- Coat of arms
- Interactive map of Gmina Siennica
- Coordinates (Siennica): 52°5′N 21°37′E﻿ / ﻿52.083°N 21.617°E
- Country: Poland
- Voivodeship: Masovian
- County: Mińsk
- Seat: Siennica

Area
- • Total: 111 km^{2} (43 sq mi)

Population (2013)
- • Total: 7,332
- • Density: 66.1/km^{2} (171/sq mi)
- Website: http://siennica.samorzad.pl/

= Gmina Siennica =

Gmina Siennica is a rural gmina (administrative district) in Mińsk County, Masovian Voivodeship, in east-central Poland. Its seat is the village of Siennica, which lies approximately 10 kilometres (6 mi) south-east of Mińsk Mazowiecki and 44 km (27 mi) south-east of Warsaw.

The gmina covers an area of 111 km2, and as of 2006 its total population is 6,912 (7,334 in 2013).

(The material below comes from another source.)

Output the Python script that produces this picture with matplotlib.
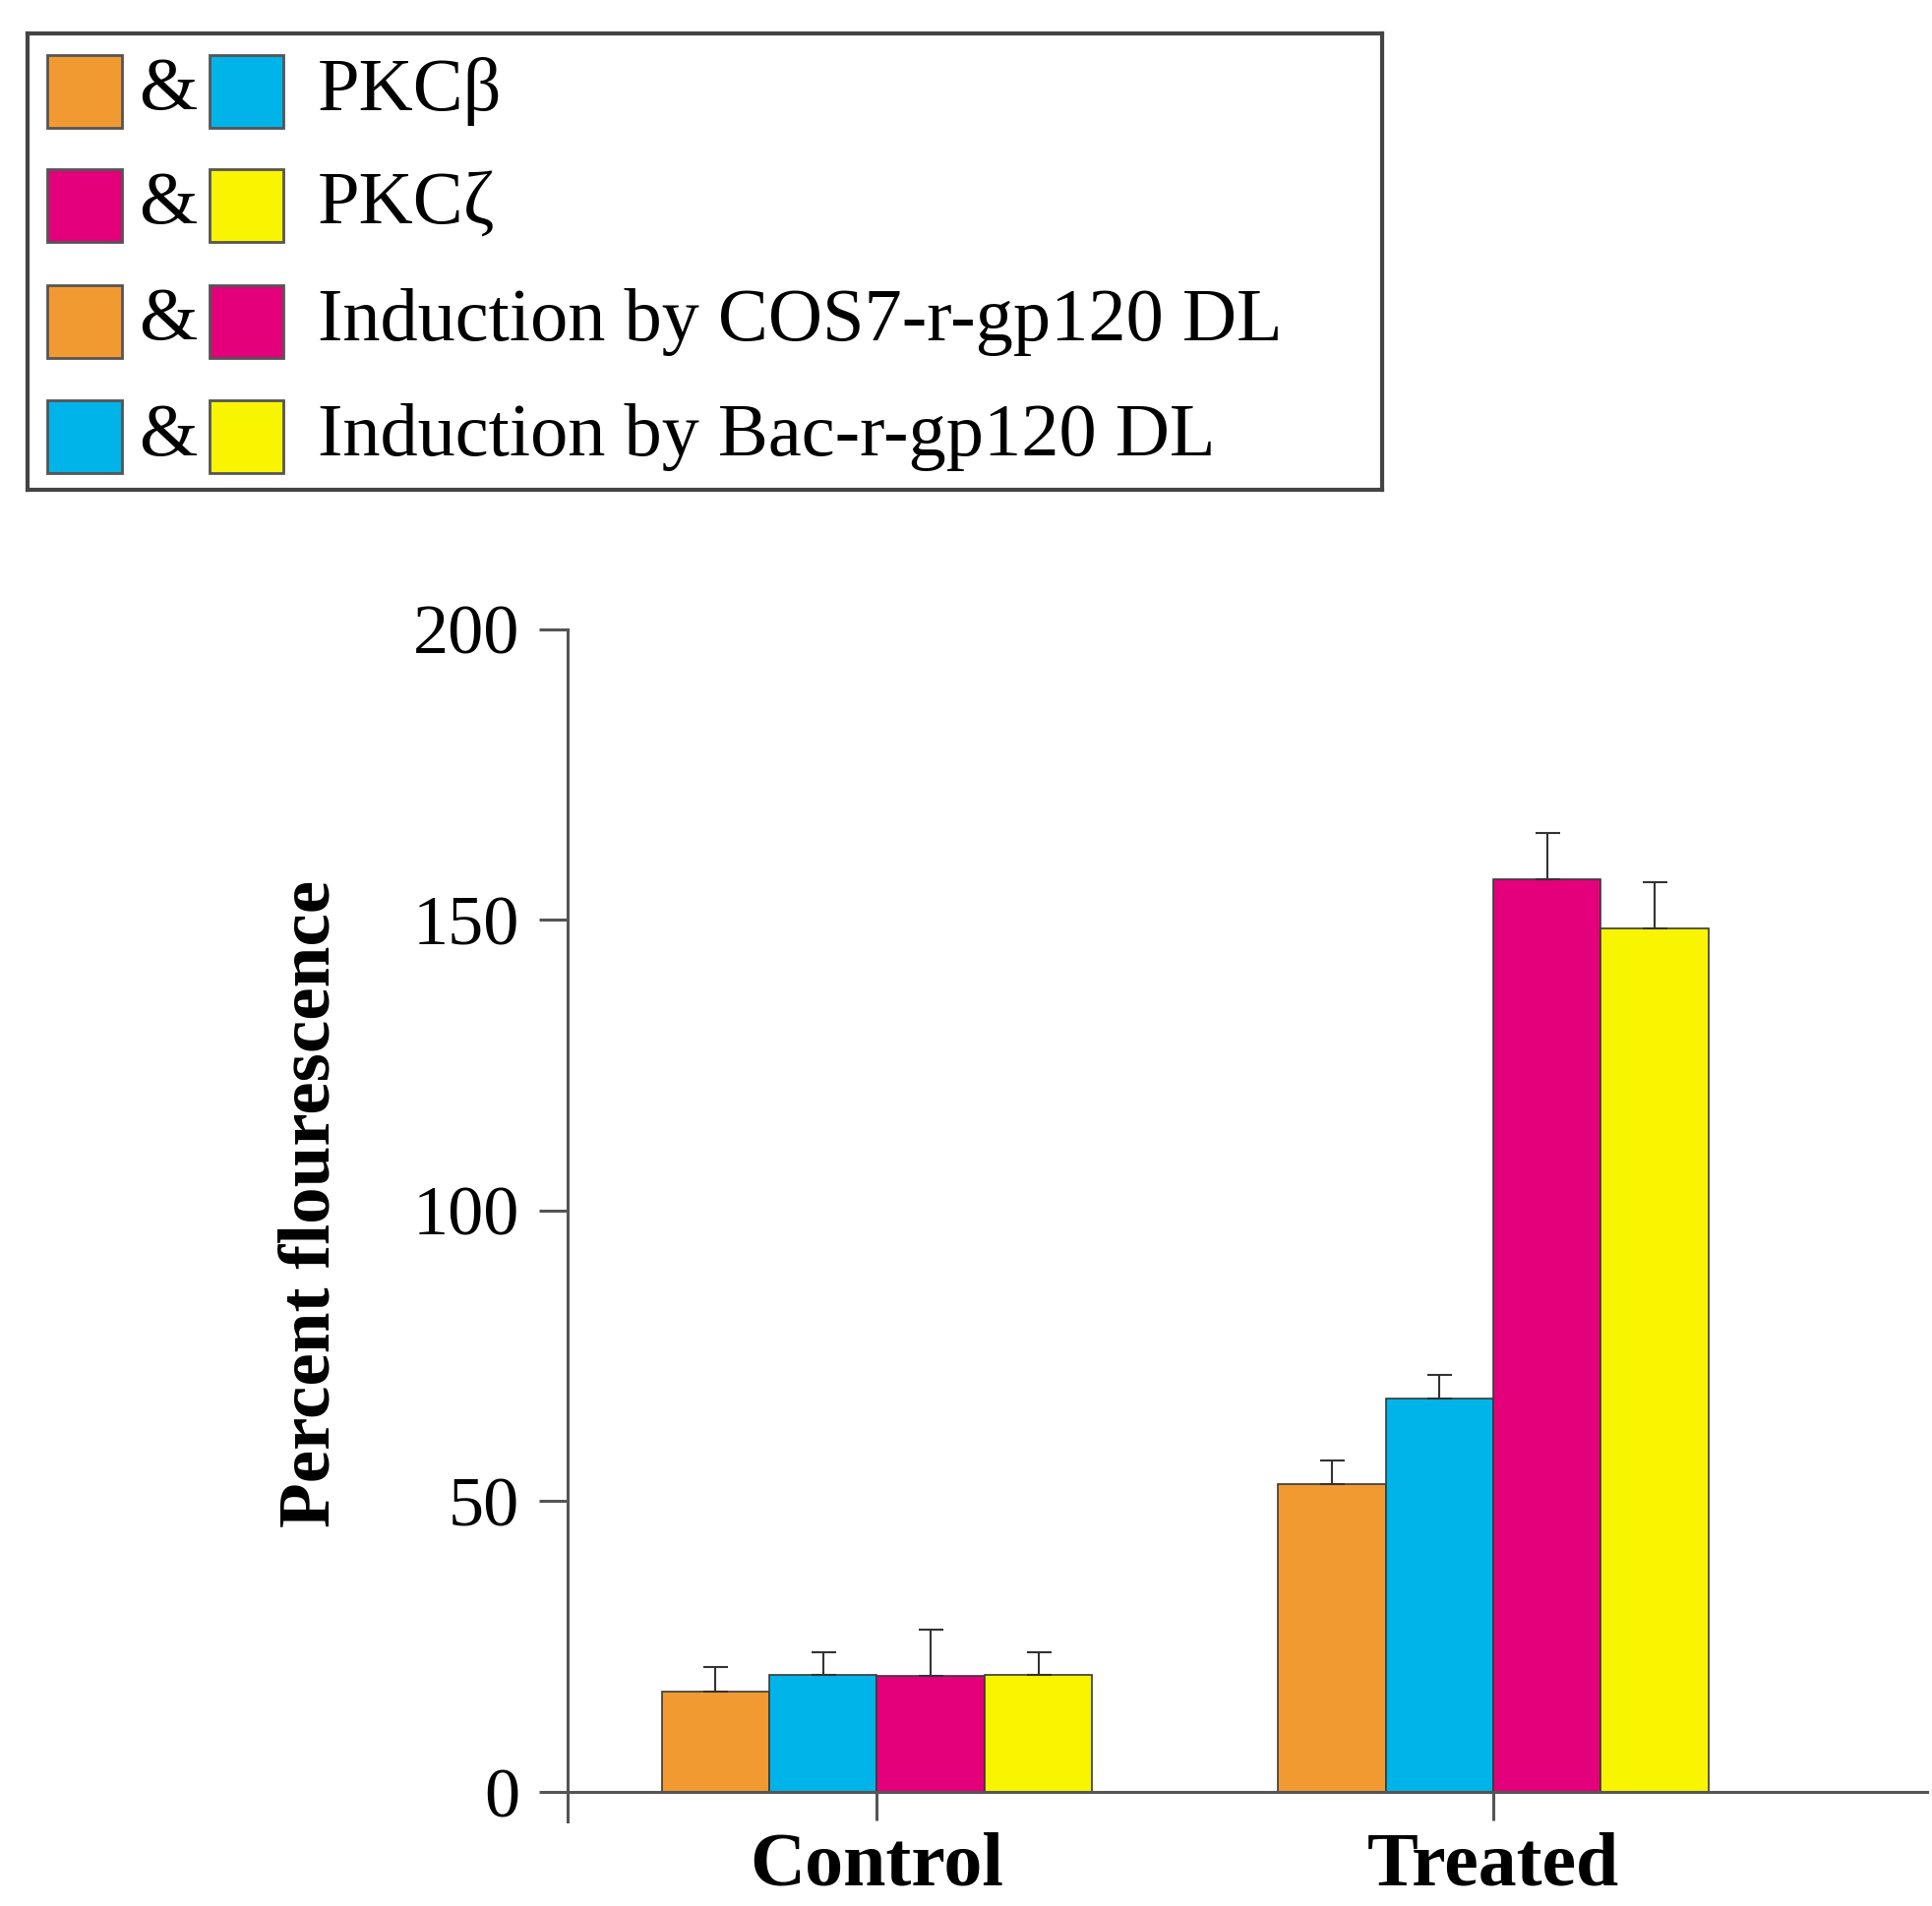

==Massacre during Second World War==
During the German Invasion of Poland in 1939, German soldiers from Wehrmacht mass murdered 22 Poles and 2 Jews in Siennica in what is described as "sadistic beating by iron tools" and shooting between 13 and 14 September. The responsible German soldiers proclaimed to the gathered population that the Poles "pigs". The villagers were trapped and imprisoned in an historic church which the Germans shot at, terrifying the imprisoned people. At the same time two women with children were told they could go home, when they did, the Germans set fire to their homes and the women barely escaped with their lives, hiding outside the village. When some of the people tried to fulfil their physiological needs the German soldiers humiliated them and told that those who want can go outside the church. When some tried to do that, they were brutally beaten. During the murder other German soldiers used incendiary grenades to burn down 70 buildings. The village was destroyed in 80% and the historic church destroyed.

==Villages==
Gmina Siennica contains the villages and settlements of Bestwiny, Borówek, Boża Wola, Budy Łękawickie, Chełst, Dąbrowa, Dłużew, Drożdżówka, Dzielnik, Gągolina, Grzebowilk, Julianów, Kąty, Kośminy, Krzywica, Kulki, Lasomin, Łękawica, Majdan, Nowa Pogorzel, Nowe Zalesie, Nowodwór, Nowodzielnik, Nowy Starogród, Nowy Zglechów, Pogorzel, Ptaki, Siennica, Siodło, Stara Wieś, Starogród, Strugi Krzywickie, Świętochy, Swoboda, Wojciechówka, Wólka Dłużewska, Żaków, Żakówek, Zalesie and Zglechów.

==Neighbouring gminas==
Gmina Siennica is bordered by the gminas of Cegłów, Kołbiel, Latowicz, Mińsk Mazowiecki, Parysów and Pilawa.